§ Problem to solve:
Restate the listing below word for word, omitting any images.

§ Data lines:
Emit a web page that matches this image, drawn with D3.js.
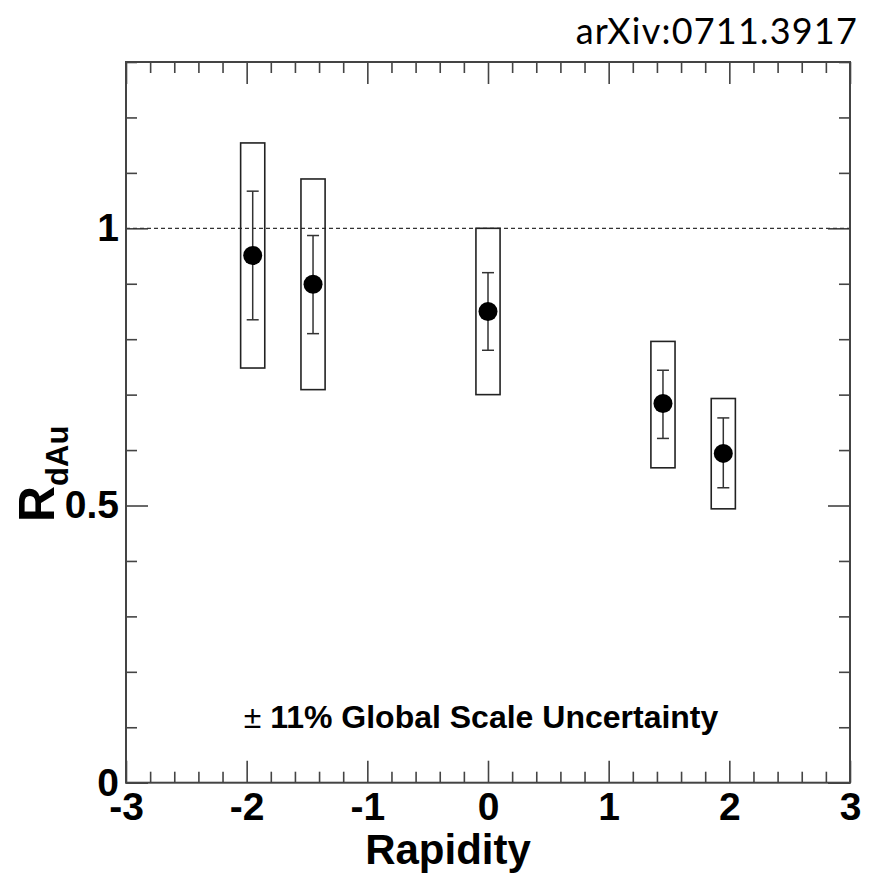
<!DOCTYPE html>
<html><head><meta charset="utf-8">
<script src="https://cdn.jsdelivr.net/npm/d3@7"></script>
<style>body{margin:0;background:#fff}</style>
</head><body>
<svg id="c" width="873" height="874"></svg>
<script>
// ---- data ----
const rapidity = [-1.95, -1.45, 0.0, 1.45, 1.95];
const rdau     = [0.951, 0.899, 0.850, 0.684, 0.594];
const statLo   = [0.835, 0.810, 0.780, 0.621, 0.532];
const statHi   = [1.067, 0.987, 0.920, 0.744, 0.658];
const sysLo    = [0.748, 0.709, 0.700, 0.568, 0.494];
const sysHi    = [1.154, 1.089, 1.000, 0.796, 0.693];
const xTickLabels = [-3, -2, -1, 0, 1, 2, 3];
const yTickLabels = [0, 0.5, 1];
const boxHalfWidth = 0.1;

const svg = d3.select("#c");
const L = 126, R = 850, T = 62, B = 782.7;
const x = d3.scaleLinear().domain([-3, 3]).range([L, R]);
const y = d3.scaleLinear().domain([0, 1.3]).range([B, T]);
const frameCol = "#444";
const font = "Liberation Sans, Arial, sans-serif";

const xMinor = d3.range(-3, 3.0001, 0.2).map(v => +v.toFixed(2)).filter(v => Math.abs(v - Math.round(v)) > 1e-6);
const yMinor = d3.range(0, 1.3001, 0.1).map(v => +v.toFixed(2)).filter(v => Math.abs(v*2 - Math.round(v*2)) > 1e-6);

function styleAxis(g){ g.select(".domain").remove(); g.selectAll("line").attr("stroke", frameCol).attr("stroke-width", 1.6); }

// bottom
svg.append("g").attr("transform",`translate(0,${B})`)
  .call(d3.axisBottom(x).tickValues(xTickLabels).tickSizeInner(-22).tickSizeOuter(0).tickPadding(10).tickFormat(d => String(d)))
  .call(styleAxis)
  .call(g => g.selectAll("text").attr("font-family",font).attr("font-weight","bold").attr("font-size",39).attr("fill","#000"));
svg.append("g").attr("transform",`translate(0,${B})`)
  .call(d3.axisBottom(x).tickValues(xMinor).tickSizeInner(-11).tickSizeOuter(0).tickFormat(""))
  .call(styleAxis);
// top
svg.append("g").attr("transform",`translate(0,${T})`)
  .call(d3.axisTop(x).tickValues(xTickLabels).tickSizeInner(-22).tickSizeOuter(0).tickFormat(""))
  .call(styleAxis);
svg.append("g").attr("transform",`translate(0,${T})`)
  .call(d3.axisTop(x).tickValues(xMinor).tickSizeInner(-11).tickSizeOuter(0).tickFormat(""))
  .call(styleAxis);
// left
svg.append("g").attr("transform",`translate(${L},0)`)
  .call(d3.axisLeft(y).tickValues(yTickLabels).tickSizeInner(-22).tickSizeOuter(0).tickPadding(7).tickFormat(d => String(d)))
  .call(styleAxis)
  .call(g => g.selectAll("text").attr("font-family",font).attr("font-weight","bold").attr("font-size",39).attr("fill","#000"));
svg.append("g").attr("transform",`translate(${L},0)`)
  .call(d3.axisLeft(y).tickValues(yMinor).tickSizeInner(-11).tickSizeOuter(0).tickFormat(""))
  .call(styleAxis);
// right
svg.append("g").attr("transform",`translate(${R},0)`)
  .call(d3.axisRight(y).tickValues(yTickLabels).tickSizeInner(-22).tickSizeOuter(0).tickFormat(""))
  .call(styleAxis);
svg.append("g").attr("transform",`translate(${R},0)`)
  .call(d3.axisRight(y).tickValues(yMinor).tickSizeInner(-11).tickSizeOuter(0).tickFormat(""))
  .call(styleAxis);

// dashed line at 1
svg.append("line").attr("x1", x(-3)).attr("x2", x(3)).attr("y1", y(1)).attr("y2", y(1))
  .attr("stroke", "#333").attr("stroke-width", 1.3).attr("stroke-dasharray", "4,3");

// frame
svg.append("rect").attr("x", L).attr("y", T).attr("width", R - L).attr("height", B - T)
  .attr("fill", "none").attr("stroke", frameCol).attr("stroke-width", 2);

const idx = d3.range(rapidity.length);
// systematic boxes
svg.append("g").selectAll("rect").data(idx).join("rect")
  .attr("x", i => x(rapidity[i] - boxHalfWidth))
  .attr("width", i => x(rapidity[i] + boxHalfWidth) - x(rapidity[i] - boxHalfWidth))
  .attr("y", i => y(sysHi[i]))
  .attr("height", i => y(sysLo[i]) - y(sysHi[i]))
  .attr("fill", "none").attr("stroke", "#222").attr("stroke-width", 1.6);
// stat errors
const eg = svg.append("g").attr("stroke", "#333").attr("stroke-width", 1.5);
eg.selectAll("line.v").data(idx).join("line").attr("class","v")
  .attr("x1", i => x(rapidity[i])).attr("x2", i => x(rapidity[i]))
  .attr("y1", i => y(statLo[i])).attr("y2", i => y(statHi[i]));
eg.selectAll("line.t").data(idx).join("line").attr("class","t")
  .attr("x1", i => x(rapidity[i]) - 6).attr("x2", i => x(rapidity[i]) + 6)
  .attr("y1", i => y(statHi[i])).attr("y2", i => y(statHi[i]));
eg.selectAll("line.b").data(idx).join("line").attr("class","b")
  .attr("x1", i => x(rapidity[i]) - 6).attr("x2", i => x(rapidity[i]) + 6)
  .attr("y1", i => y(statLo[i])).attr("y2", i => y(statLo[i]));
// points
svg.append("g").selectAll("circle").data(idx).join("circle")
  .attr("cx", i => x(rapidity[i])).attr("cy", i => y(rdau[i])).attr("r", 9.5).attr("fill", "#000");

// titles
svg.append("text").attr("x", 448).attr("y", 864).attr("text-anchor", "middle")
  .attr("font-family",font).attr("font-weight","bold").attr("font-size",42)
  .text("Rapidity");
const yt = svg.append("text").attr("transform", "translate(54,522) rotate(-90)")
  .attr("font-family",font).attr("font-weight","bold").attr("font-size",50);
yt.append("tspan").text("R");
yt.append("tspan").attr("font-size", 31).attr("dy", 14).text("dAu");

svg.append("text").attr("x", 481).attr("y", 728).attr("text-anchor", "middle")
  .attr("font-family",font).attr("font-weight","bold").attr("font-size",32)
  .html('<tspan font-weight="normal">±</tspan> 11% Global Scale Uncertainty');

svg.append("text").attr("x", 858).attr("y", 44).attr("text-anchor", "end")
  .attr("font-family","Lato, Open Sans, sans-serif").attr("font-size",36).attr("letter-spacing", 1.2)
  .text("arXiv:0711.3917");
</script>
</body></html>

§ Final result:
Emit a web page that matches this image, drawn with D3.js.
<!DOCTYPE html>
<html><head><meta charset="utf-8">
<script src="https://cdn.jsdelivr.net/npm/d3@7"></script>
<style>body{margin:0;background:#fff}</style>
</head><body>
<svg id="c" width="873" height="874"></svg>
<script>
// ---- data ----
const rapidity = [-1.95, -1.45, 0.0, 1.45, 1.95];
const rdau     = [0.951, 0.899, 0.850, 0.684, 0.594];
const statLo   = [0.835, 0.810, 0.780, 0.621, 0.532];
const statHi   = [1.067, 0.987, 0.920, 0.744, 0.658];
const sysLo    = [0.748, 0.709, 0.700, 0.568, 0.494];
const sysHi    = [1.154, 1.089, 1.000, 0.796, 0.693];
const xTickLabels = [-3, -2, -1, 0, 1, 2, 3];
const yTickLabels = [0, 0.5, 1];
const boxHalfWidth = 0.1;

const svg = d3.select("#c");
const L = 126, R = 850, T = 62, B = 782.7;
const x = d3.scaleLinear().domain([-3, 3]).range([L, R]);
const y = d3.scaleLinear().domain([0, 1.3]).range([B, T]);
const frameCol = "#444";
const font = "Liberation Sans, Arial, sans-serif";

const xMinor = d3.range(-3, 3.0001, 0.2).map(v => +v.toFixed(2)).filter(v => Math.abs(v - Math.round(v)) > 1e-6);
const yMinor = d3.range(0, 1.3001, 0.1).map(v => +v.toFixed(2)).filter(v => Math.abs(v*2 - Math.round(v*2)) > 1e-6);

function styleAxis(g){ g.select(".domain").remove(); g.selectAll("line").attr("stroke", frameCol).attr("stroke-width", 1.6); }

// bottom
svg.append("g").attr("transform",`translate(0,${B})`)
  .call(d3.axisBottom(x).tickValues(xTickLabels).tickSizeInner(-22).tickSizeOuter(0).tickPadding(10).tickFormat(d => String(d)))
  .call(styleAxis)
  .call(g => g.selectAll("text").attr("font-family",font).attr("font-weight","bold").attr("font-size",39).attr("fill","#000"));
svg.append("g").attr("transform",`translate(0,${B})`)
  .call(d3.axisBottom(x).tickValues(xMinor).tickSizeInner(-11).tickSizeOuter(0).tickFormat(""))
  .call(styleAxis);
// top
svg.append("g").attr("transform",`translate(0,${T})`)
  .call(d3.axisTop(x).tickValues(xTickLabels).tickSizeInner(-22).tickSizeOuter(0).tickFormat(""))
  .call(styleAxis);
svg.append("g").attr("transform",`translate(0,${T})`)
  .call(d3.axisTop(x).tickValues(xMinor).tickSizeInner(-11).tickSizeOuter(0).tickFormat(""))
  .call(styleAxis);
// left
svg.append("g").attr("transform",`translate(${L},0)`)
  .call(d3.axisLeft(y).tickValues(yTickLabels).tickSizeInner(-22).tickSizeOuter(0).tickPadding(7).tickFormat(d => String(d)))
  .call(styleAxis)
  .call(g => g.selectAll("text").attr("font-family",font).attr("font-weight","bold").attr("font-size",39).attr("fill","#000"));
svg.append("g").attr("transform",`translate(${L},0)`)
  .call(d3.axisLeft(y).tickValues(yMinor).tickSizeInner(-11).tickSizeOuter(0).tickFormat(""))
  .call(styleAxis);
// right
svg.append("g").attr("transform",`translate(${R},0)`)
  .call(d3.axisRight(y).tickValues(yTickLabels).tickSizeInner(-22).tickSizeOuter(0).tickFormat(""))
  .call(styleAxis);
svg.append("g").attr("transform",`translate(${R},0)`)
  .call(d3.axisRight(y).tickValues(yMinor).tickSizeInner(-11).tickSizeOuter(0).tickFormat(""))
  .call(styleAxis);

// dashed line at 1
svg.append("line").attr("x1", x(-3)).attr("x2", x(3)).attr("y1", y(1)).attr("y2", y(1))
  .attr("stroke", "#333").attr("stroke-width", 1.3).attr("stroke-dasharray", "4,3");

// frame
svg.append("rect").attr("x", L).attr("y", T).attr("width", R - L).attr("height", B - T)
  .attr("fill", "none").attr("stroke", frameCol).attr("stroke-width", 2);

const idx = d3.range(rapidity.length);
// systematic boxes
svg.append("g").selectAll("rect").data(idx).join("rect")
  .attr("x", i => x(rapidity[i] - boxHalfWidth))
  .attr("width", i => x(rapidity[i] + boxHalfWidth) - x(rapidity[i] - boxHalfWidth))
  .attr("y", i => y(sysHi[i]))
  .attr("height", i => y(sysLo[i]) - y(sysHi[i]))
  .attr("fill", "none").attr("stroke", "#222").attr("stroke-width", 1.6);
// stat errors
const eg = svg.append("g").attr("stroke", "#333").attr("stroke-width", 1.5);
eg.selectAll("line.v").data(idx).join("line").attr("class","v")
  .attr("x1", i => x(rapidity[i])).attr("x2", i => x(rapidity[i]))
  .attr("y1", i => y(statLo[i])).attr("y2", i => y(statHi[i]));
eg.selectAll("line.t").data(idx).join("line").attr("class","t")
  .attr("x1", i => x(rapidity[i]) - 6).attr("x2", i => x(rapidity[i]) + 6)
  .attr("y1", i => y(statHi[i])).attr("y2", i => y(statHi[i]));
eg.selectAll("line.b").data(idx).join("line").attr("class","b")
  .attr("x1", i => x(rapidity[i]) - 6).attr("x2", i => x(rapidity[i]) + 6)
  .attr("y1", i => y(statLo[i])).attr("y2", i => y(statLo[i]));
// points
svg.append("g").selectAll("circle").data(idx).join("circle")
  .attr("cx", i => x(rapidity[i])).attr("cy", i => y(rdau[i])).attr("r", 9.5).attr("fill", "#000");

// titles
svg.append("text").attr("x", 448).attr("y", 864).attr("text-anchor", "middle")
  .attr("font-family",font).attr("font-weight","bold").attr("font-size",42)
  .text("Rapidity");
const yt = svg.append("text").attr("transform", "translate(54,522) rotate(-90)")
  .attr("font-family",font).attr("font-weight","bold").attr("font-size",50);
yt.append("tspan").text("R");
yt.append("tspan").attr("font-size", 31).attr("dy", 14).text("dAu");

svg.append("text").attr("x", 481).attr("y", 728).attr("text-anchor", "middle")
  .attr("font-family",font).attr("font-weight","bold").attr("font-size",32)
  .html('<tspan font-weight="normal">±</tspan> 11% Global Scale Uncertainty');

svg.append("text").attr("x", 858).attr("y", 44).attr("text-anchor", "end")
  .attr("font-family","Lato, Open Sans, sans-serif").attr("font-size",36).attr("letter-spacing", 1.2)
  .text("arXiv:0711.3917");
</script>
</body></html>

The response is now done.